Luckily, though, says Williams, he secured a favourable deal with Power.
And,
he points out, the restaurant already had a steady stream of locals and
regulars familiar with the dining room and his cooking, meaning that he
could hit the ground running. The mistakes typical of any new business
are likely to have been made already, in the preceding two years.
Once
a purchase has been made, a head chef who previously was tasked with
cooking and managing the kitchen's general profit, and nothing beyond,
will all of a sudden have to turn his hand to the piles of paperwork
and reams of red tape that come with running a business.
In
this regard, Glynn Purnell, chef-patron of his eponymous Birmingham
restaurant, says that there are two things the embryonic businessman
needs: "A good accountant and a good woman." At Purnell's
and at Restaurant Sat Bains the chefs' respective partners help out
with the running of the place - for Purnell, this involves managing all
the books and the payroll.
Both
Bains and Williams versed themselves in the mechanics of running a
business before taking control. "I've always been good with money,"

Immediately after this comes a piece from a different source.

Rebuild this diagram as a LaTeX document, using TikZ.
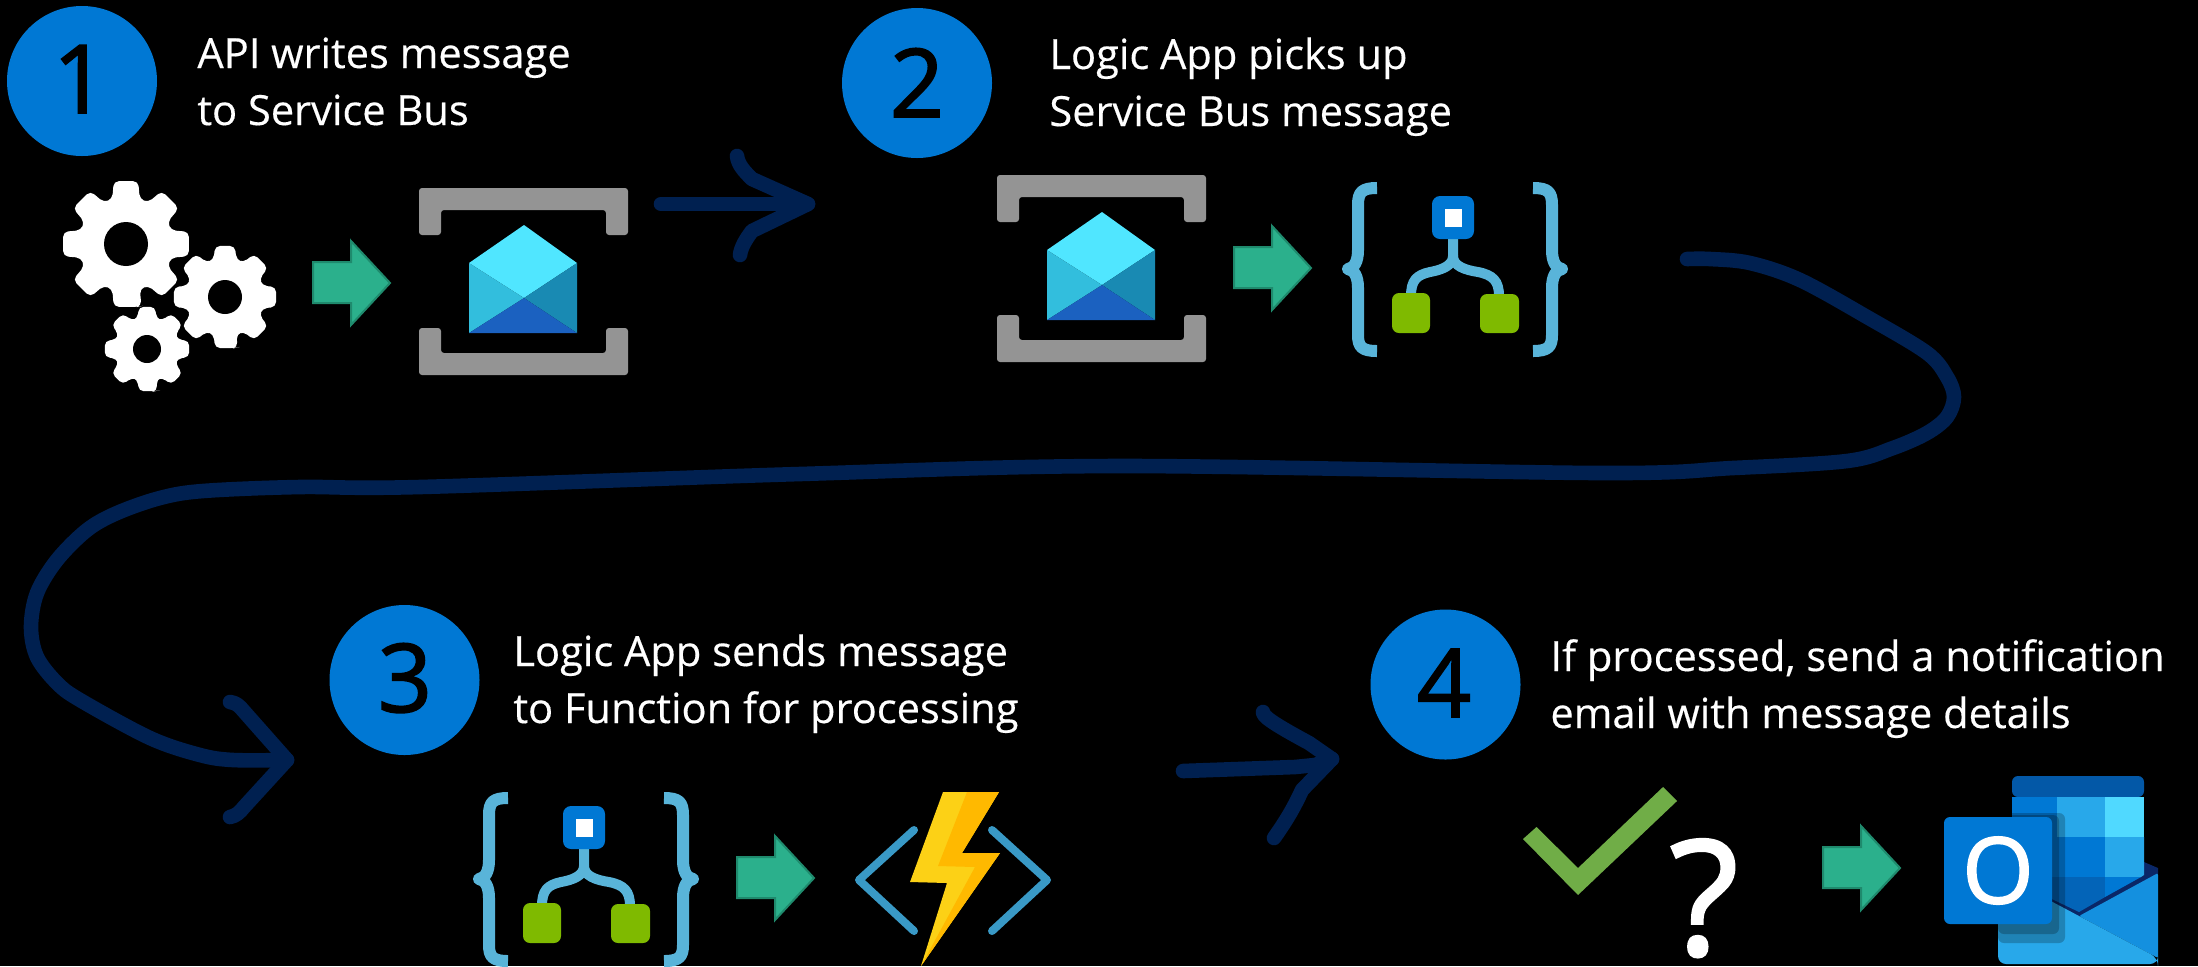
\documentclass[tikz,border=0pt]{standalone}
\usepackage{fontspec}
\setmainfont{Open Sans}
\newfontfamily\capfont[FakeBold=0.35]{Open Sans}
\newfontfamily\digfont[FakeBold=1.6]{Open Sans}
\definecolor{navy}{HTML}{002050}
\definecolor{stepblue}{HTML}{0078D4}
\definecolor{arrowfill}{HTML}{2BB08C}
\definecolor{arrowedge}{HTML}{1F8A6D}
\definecolor{sbgray}{HTML}{949494}
\definecolor{bracelight}{HTML}{59B4D9}
\definecolor{leafgreen}{HTML}{7FBA00}
\definecolor{checkgreen}{HTML}{70AD47}
\tikzset{
  conn/.style={draw=navy,line width=7.3pt,line cap=round,line join=round},
  stepdisc/.style={circle,fill=stepblue,minimum size=75pt,inner sep=0pt},
  digit/.style={text=black,anchor=base,inner sep=0pt,font=\digfont\fontsize{47.5}{50}\selectfont},
  caption/.style={text=white,anchor=base west,inner sep=0pt,align=left,font=\capfont\fontsize{20.8}{28.5}\selectfont},
  bracebar/.style={draw=bracelight,line width=6pt,line join=round},
  gearfill/.style={fill=white,rounded corners=2.5pt}
}
\newcommand{\mygear}[7]{% name cx cy R r hole rot
  \begin{scope}[shift={(#2,#3)}]
    \fill[gearfill] (#7-14:#4)
      \foreach \k in {0,45,...,315}{
        -- (#7+\k-11:#4) -- (#7+\k+11:#4) -- (#7+\k+17:#5) -- (#7+\k+28:#5)
      } -- cycle;
    \node[circle,fill=black,inner sep=0pt,minimum size=#6pt] (#1) at (0,0) {};
  \end{scope}}
\newcommand{\greenarrow}[3]{% name dx dy
  \begin{scope}[shift={(#2,#3)}]
    \node[inner sep=0pt] (#1) at (351,283) {};
    \filldraw[fill=arrowfill,draw=arrowedge,line width=1pt,line join=miter]
      (313,262) -- (351,262) -- (351,241) -- (390,283) -- (351,325) -- (351,303) -- (313,303) -- cycle;
  \end{scope}}
\newcommand{\sbicon}[3]{% name dx dy
  \begin{scope}[shift={(#2,#3)}]
    \node[inner sep=0pt] (#1) at (524,281) {};
    \fill[sbgray,rounded corners=1.5pt] (419,188) -- (628,188) -- (628,235) -- (606,235) -- (606,210) -- (441,210) -- (441,235) -- (419,235) -- cycle;
    \fill[sbgray,rounded corners=1.5pt] (419,328) -- (441,328) -- (441,353) -- (606,353) -- (606,328) -- (628,328) -- (628,375) -- (419,375) -- cycle;
    \fill[fill={rgb,255:red,80;green,230;blue,255}] (469,263) -- (524,225) -- (577,263) -- (524,298) -- cycle;
    \fill[fill={rgb,255:red,50;green,190;blue,221}] (469,263) -- (524,298) -- (469,333) -- cycle;
    \fill[fill={rgb,255:red,25;green,138;blue,179}] (577,263) -- (524,298) -- (577,333) -- cycle;
    \fill[fill={rgb,255:red,27;green,97;blue,192}] (469,333) -- (524,298) -- (577,333) -- cycle;
  \end{scope}}
\newcommand{\logicicon}[3]{% name dx dy
  \begin{scope}[shift={(#2,#3)}]
    \draw[bracebar] (1377,188) .. controls (1362,188) and (1358,192) .. (1358,205) -- (1358,250)
       .. controls (1358,262) and (1354,268) .. (1348,269) .. controls (1354,270) and (1358,276) .. (1358,288)
       -- (1358,335) .. controls (1358,347) and (1362,351) .. (1377,351);
    \draw[bracebar] (1533,188) .. controls (1548,188) and (1552,192) .. (1552,205) -- (1552,250)
       .. controls (1552,262) and (1556,268) .. (1562,269) .. controls (1556,270) and (1552,276) .. (1552,288)
       -- (1552,335) .. controls (1552,347) and (1548,351) .. (1533,351);
    \draw[draw=bracelight,line width=5pt] (1453,235) -- (1453,256) .. controls (1453,266) and (1441,270) .. (1430,272) .. controls (1416,275) and (1411,281) .. (1411,296);
    \draw[draw=bracelight,line width=5pt] (1453,256) .. controls (1453,266) and (1465,270) .. (1478,272) .. controls (1493,275) and (1499,281) .. (1499,296);
    \node[fill=stepblue,rounded corners=4pt,minimum width=21pt,minimum height=21.5pt,inner sep=0pt] (#1) at (1453,217.5) {};
    \fill[white] (1445,209) rectangle (1462,227);
    \fill[leafgreen,rounded corners=3.5pt] (1392,293) rectangle (1430,333);
    \fill[leafgreen,rounded corners=3.5pt] (1480,294) rectangle (1519,333);
  \end{scope}}
\begin{document}
\begin{tikzpicture}[x=0.5pt,y=-0.5pt]
\useasboundingbox (0,0) rectangle (2198,966);
\fill[black] (0,0) rectangle (2198,966);

% step discs and digits
\node[stepdisc] (s1) at (82,81) {};
\node[stepdisc] (s2) at (917,83) {};
\node[stepdisc] (s3) at (404.5,680) {};
\node[stepdisc] (s4) at (1445.5,684.5) {};
\node[digit] (d1) at (80,113) {1};
\node[digit] (d2) at (917,117) {2};
\node[digit] (d3) at (405,712) {3};
\node[digit] (d4) at (1444,717) {4};

% captions
\node[caption] (t1) at (197,125) {API writes message\\to Service Bus};
\node[caption] (t2) at (1049,126) {Logic App picks up\\Service Bus message};
\node[caption] (t3) at (513,723) {Logic App sends message\\to Function for processing};
\node[caption] (t4) at (1550,728) {If processed, send a notification\\email with message details};

% gears
\mygear{g1}{126}{244}{64}{47}{22}{90}
\mygear{g2}{225}{297}{52}{39}{17}{90}
\mygear{g3}{147}{349}{43}{32}{14}{90}

% green arrows
\greenarrow{a1}{0}{0}
\greenarrow{a2}{921}{-15}
\greenarrow{a3}{424}{595}
\greenarrow{a4}{1510}{585}

% service bus icons
\sbicon{b1}{0}{0}
\sbicon{b2}{578}{-13}

% logic apps
\logicicon{l1}{0}{0}
\logicicon{l2}{-869}{610}

% function
\begin{scope}
  \node[inner sep=0pt] (fn) at (953,880) {};
  \draw[draw={rgb,255:red,57;green,153;blue,198},line width=4pt,line cap=round,line join=round] (914,830) -- (859,880) -- (914,931);
  \draw[draw={rgb,255:red,57;green,153;blue,198},line width=4pt,line cap=round,line join=round] (992,830) -- (1047,880) -- (992,931);
  \fill[fill={rgb,255:red,252;green,209;blue,22}] (943,792) -- (999,792) -- (962,853) -- (1000,853) -- (921,966) -- (947,883) -- (910,882) -- cycle;
  \fill[fill={rgb,255:red,255;green,185;blue,0}] (967,792) -- (999,792) -- (962,853) -- (1000,853) -- (921,966) -- (975,867) -- (938,866) -- cycle;
\end{scope}

% check and question mark
\fill[checkgreen] (1523,839) -- (1536.5,827) -- (1578,868) -- (1663,787) -- (1677,801) -- (1578,895) -- cycle;
\node[text=white,anchor=base,inner sep=0pt,font=\digfont\fontsize{80}{80}\selectfont] (q) at (1704,955) {?};

% outlook
\begin{scope}
  \fill[fill={rgb,255:red,10;green,39;blue,103}] (2144,862) -- (2158,868) -- (2158,874) -- (2079,917) -- (2040,900) -- (2040,860) -- cycle;
  \fill[fill={rgb,255:red,3;green,88;blue,167},rounded corners=3pt] (2012,797) -- (2012,776) -- (2144,776) -- (2144,797) -- cycle;
  \fill[fill={rgb,255:red,0;green,120;blue,212}] (2012,797) rectangle (2057,837);
  \fill[fill={rgb,255:red,40;green,168;blue,234}] (2057,797) rectangle (2105,837);
  \fill[fill={rgb,255:red,80;green,217;blue,255}] (2105,797) rectangle (2144,837);
  \fill[fill={rgb,255:red,0;green,120;blue,212}] (2012,837) rectangle (2105,877);
  \fill[fill={rgb,255:red,40;green,168;blue,234}] (2105,837) -- (2144,837) -- (2144,875) -- (2141,877) -- (2105,877) -- cycle;
  \fill[fill={rgb,255:red,3;green,100;blue,184}] (2012,877) -- (2105,877) -- (2105,897) -- (2079,912) -- (2012,880) -- cycle;
  \fill[fill={rgb,255:red,0;green,120;blue,212}] (2105,877) -- (2141,877) -- (2105,897) -- cycle;
  \fill[fill={rgb,255:red,20;green,144;blue,223},rounded corners=1pt] (2158,873) -- (2158,958) -- (2079,916) -- cycle;
  \fill[fill={rgb,255:red,40;green,168;blue,234},rounded corners=4pt] (1998,890) -- (2030,890) -- (2079,916) -- (2158,958) -- (2158,964) -- (1998,964) -- cycle;
  \fill[black,opacity=.22,rounded corners=3pt] (1998,813) rectangle (2065,943);
  \fill[black,opacity=.22,rounded corners=3pt] (1998,815) rectangle (2059,934);
  \node[fill=stepblue,rounded corners=3pt,minimum width=54pt,minimum height=53.5pt,inner sep=0pt,text=white,font=\digfont\fontsize{46}{46}\selectfont] (ol) at (1998,870.5) {O};
\end{scope}

% connectors
\coordinate (c1s) at (661,204);
\coordinate (c1e) at (808,204);
\draw[conn] (c1s) -- (c1e);
\draw[conn] (737,156) .. controls (738,165) and (745,172) .. (752,179) -- (c1e) -- (752,231) .. controls (746,239) and (741,247) .. (740,255);

\coordinate (c2s) at (1687,259);
\coordinate (c2e) at (287,760);
\draw[conn] plot[smooth,tension=.55] coordinates {(c2s) (1710,259) (1750,263) (1800,280) (1867,317) (1927,353) (1947,377) (1954,397) (1947,417) (1927,433) (1893,448) (1847,461) (1733,468) (1600,473) (1121,466) (800,474) (420,487) (300,487) (203,491) (160,498) (117,513) (87,530) (57,560) (37,593) (31,627) (37,657) (57,683) (80,700) (150,738) (200,755) (233,760) (c2e)};
\draw[conn] (230,702) .. controls (236,703) and (238,705) .. (241,708) -- (c2e) -- (244,807) .. controls (240,812) and (236,816) .. (230,817);

\coordinate (c3s) at (1183,771);
\coordinate (c3e) at (1332,759);
\draw[conn] (c3s) -- (1295,767) -- (1315,765) -- (c3e);
\draw[conn] (1263,712) .. controls (1263,716) and (1270,722) .. (1309,743) -- (c3e) -- (1302,790) .. controls (1292,812) and (1283,825) .. (1274,838);
\end{tikzpicture}
\end{document}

says Williams. "Even as a kid, I managed my pocket money so I was never
short. But for six months before I bought Odette's I was in the office
learning the ropes, knowing what was going in and going out."
Bains
also trained himself to step up to the challenge of taking over. "I've
been gross profit-oriented as a chef," he says, "but learning the
operational side of things is a different ball game. I've learnt so
much about the books because I didn't want my head stuck in the sand.
I'm obsessive about the accounts - they fascinate me. I relish knowing
about the financial side. It really excites me, and it's a new
challenge for a chef as well."
Sacrificed days
Williams
has sacrificed one day in the kitchen and one of his days off to pore
over his new restaurant's finances. Now, every cheque is written and
each wage payment is transferred by him and him alone.
Intricate
knowledge of the running of the restaurant helped enormously. "You have
to deal with things like the council and, because I know how many
rubbish bins we put out each week, I could save £10 a week on that," he
says. "Now I can cut down how much we spend on flowers, because I know what we're ordering. You get into every nook and cranny. The past two years have been a great learning curve."
It
seems that attention to detail can become an obsession. James
Mackenzie, who left his position as head chef at the Star Inn in
Harome, North Yorkshire, to begin running the Pipe and Glass Inn in
South Dalton, East Yorkshire, in 2006, says that mentally, compared
with running a kitchen, a business is a 24/7 job.
"When I
was at the Star, I cared about standards," he says, "but a certain
mindset does change when you take on ownership. You start thinking
about things on your day off, and talking about it with your partner. I
think that's the difference - staff don't realise that you're
constantly, constantly pondering over the business."
That's certainly the case with new boy Williams. He now thinks about Odette's from the moment he wakes up. "I'm looking at tables
now, always checking," he says. "The owner is always in the building
now before, he came in for dinner and didn't see the side of the
restaurant that was slightly hidden."
Mystery customers
However,
Guy Holmes, director of consultancy Captivate Restaurants, says that
this fastidious mindset, while necessary, should not spill over into
the cooking. He suggests that, rather than sneak front of house to
check on service, a new chef-patron should arrange mystery customers to
come in, pay for the meal as a normal customer would, mark down all
their observations, and report back for reimbursement. "It'll take a
weight off the chef's mind," says Holmes. "He won't feel the need to go
front of house and check on tables and customers."
The
relationship with staff can, of course, change when a colleague becomes
a boss. It's important to manage these and not to become overbearing.
"To completely change your relationship with staff overnight can be
difficult," says Holmes. "Suddenly, when everyone has a staff beer and a staff meal, it appears like they're taking money off you. Things change, but it's dangerous to become too obsessed."
Staffing
also takes on a new perspective - and it's not necessarily the hiring
but the departing of staff that becomes hard to deal with. "When
someone leaves it hurts just as much, probably more," says Bains. "When
they go, the standard you have instilled in them goes, too. You want
them to go somewhere better, and sometimes they don't."
This
is part of the most significant change between chef and owner - things
become a lot more personal. While this can be positive in some ways -
it breeds passion and makes you more of an aggressive marketer,
according to Bains - it also leaves you more exposed.
Owners
have the opportunity to act on customer feedback and change the
restaurant, but because it is often their own taste that is being
questioned, criticism can hurt a lot more. Williams says that the first
advice he was given by a successful businessman customer was not to put
too much of himself into the restaurant, because it's a business and
the first rule is to make money.
But that can be easier
said than done, says Bains, especially if people are rude. "Do you take
it more personally?" he asks. "Yes, because you put so much more of
yourself into it. We're passionate, we've worked hard to get where we
are, and I'm not going to stand there and take insulting remarks -
those days are gone. What I'm into is constructive criticism."
Bains
gives the impression that he's ready to take plenty of things
personally - and, surely, to make a restaurant one's own, that
individual touch is necessary. Praise then can be especially gratifying.
The other upside is that ownership opens doors.
While Williams says that he never intends to turn his back on cooking,
he would not be averse to adding to Odette's, should it prove
successful.
"I'm a chef first and foremost, but once I've
got Odette's running, maybe I could add a pub and a deli in the same
area," he says. "It's an opportunity that I might add to. I don't want
to take over the world, but I do want to control my own destiny."